%%
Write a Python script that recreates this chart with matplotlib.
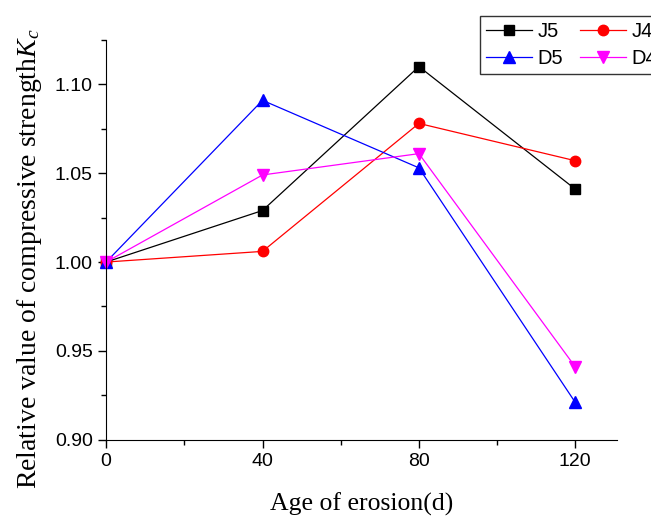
import matplotlib.pyplot as plt
from matplotlib.ticker import MultipleLocator
from matplotlib import rcParams

rcParams['font.family'] = 'sans-serif'
rcParams['font.sans-serif'] = ['Liberation Sans']
rcParams['mathtext.fontset'] = 'custom'
rcParams['mathtext.it'] = 'Liberation Serif:italic'
rcParams['mathtext.rm'] = 'Liberation Serif'

age = [0, 40, 80, 120]
j5 = [1.000, 1.029, 1.110, 1.041]
j4 = [1.000, 1.006, 1.078, 1.057]
d5 = [1.000, 1.091, 1.053, 0.921]
d4 = [1.000, 1.049, 1.061, 0.941]

fig = plt.figure(figsize=(6.51, 5.18), dpi=100)
ax = fig.add_axes([0.163, 0.151, 0.785, 0.772])

l_j5, = ax.plot(age, j5, color='black', marker='s', ms=7, lw=0.9, label='J5', clip_on=False)
l_j4, = ax.plot(age, j4, color='red', marker='o', ms=7.5, lw=0.9, label='J4', clip_on=False)
l_d5, = ax.plot(age, d5, color='blue', marker='^', ms=8.5, lw=0.9, label='D5', clip_on=False)
l_d4, = ax.plot(age, d4, color='magenta', marker='v', ms=8.5, lw=0.9, label='D4', clip_on=False)

ax.set_xlim(0, 130.7)
ax.set_ylim(0.90, 1.125)
ax.set_xticks(age)
ax.set_yticks([0.90, 0.95, 1.00, 1.05, 1.10])
ax.xaxis.set_minor_locator(MultipleLocator(20))
ax.yaxis.set_minor_locator(MultipleLocator(0.025))
ax.tick_params(which='major', direction='out', length=6, width=1, labelsize=14)
ax.tick_params(which='minor', direction='out', length=3.5, width=1)
ax.spines['top'].set_visible(False)
ax.spines['right'].set_visible(False)

ax.set_xlabel('Age of erosion(d)', family='Liberation Serif', fontsize=18.5, labelpad=16)
ax.set_ylabel('Relative value of compressive strength$K_c$', family='Liberation Serif',
              fontsize=20)
ax.yaxis.set_label_coords(-0.121, 0.4525)

# row-wise legend: J5 J4 / D5 D4
leg = fig.legend([l_j5, l_d5, l_j4, l_d4], ['J5', 'D5', 'J4', 'D4'],
                 loc='upper left', bbox_to_anchor=(480 / 651, 1 - 16 / 518), ncol=2,
                 fontsize=14.5, frameon=True, fancybox=False, edgecolor='black',
                 handlelength=2.3, columnspacing=0.85, handletextpad=0.25,
                 borderpad=0.3, labelspacing=0.4, borderaxespad=0)
leg.get_frame().set_linewidth(1)

fig.savefig('out.png', dpi=100)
%%
* _Exercise prompt_: Restate the data word for word from its first line through the line with "ax.yaxis.set_label_coords(-0.121, 0.4525)", leaving out any picture along the way.

* _Correct answer_:
Write a Python script that recreates this chart with matplotlib.
import matplotlib.pyplot as plt
from matplotlib.ticker import MultipleLocator
from matplotlib import rcParams

rcParams['font.family'] = 'sans-serif'
rcParams['font.sans-serif'] = ['Liberation Sans']
rcParams['mathtext.fontset'] = 'custom'
rcParams['mathtext.it'] = 'Liberation Serif:italic'
rcParams['mathtext.rm'] = 'Liberation Serif'

age = [0, 40, 80, 120]
j5 = [1.000, 1.029, 1.110, 1.041]
j4 = [1.000, 1.006, 1.078, 1.057]
d5 = [1.000, 1.091, 1.053, 0.921]
d4 = [1.000, 1.049, 1.061, 0.941]

fig = plt.figure(figsize=(6.51, 5.18), dpi=100)
ax = fig.add_axes([0.163, 0.151, 0.785, 0.772])

l_j5, = ax.plot(age, j5, color='black', marker='s', ms=7, lw=0.9, label='J5', clip_on=False)
l_j4, = ax.plot(age, j4, color='red', marker='o', ms=7.5, lw=0.9, label='J4', clip_on=False)
l_d5, = ax.plot(age, d5, color='blue', marker='^', ms=8.5, lw=0.9, label='D5', clip_on=False)
l_d4, = ax.plot(age, d4, color='magenta', marker='v', ms=8.5, lw=0.9, label='D4', clip_on=False)

ax.set_xlim(0, 130.7)
ax.set_ylim(0.90, 1.125)
ax.set_xticks(age)
ax.set_yticks([0.90, 0.95, 1.00, 1.05, 1.10])
ax.xaxis.set_minor_locator(MultipleLocator(20))
ax.yaxis.set_minor_locator(MultipleLocator(0.025))
ax.tick_params(which='major', direction='out', length=6, width=1, labelsize=14)
ax.tick_params(which='minor', direction='out', length=3.5, width=1)
ax.spines['top'].set_visible(False)
ax.spines['right'].set_visible(False)

ax.set_xlabel('Age of erosion(d)', family='Liberation Serif', fontsize=18.5, labelpad=16)
ax.set_ylabel('Relative value of compressive strength$K_c$', family='Liberation Serif',
              fontsize=20)
ax.yaxis.set_label_coords(-0.121, 0.4525)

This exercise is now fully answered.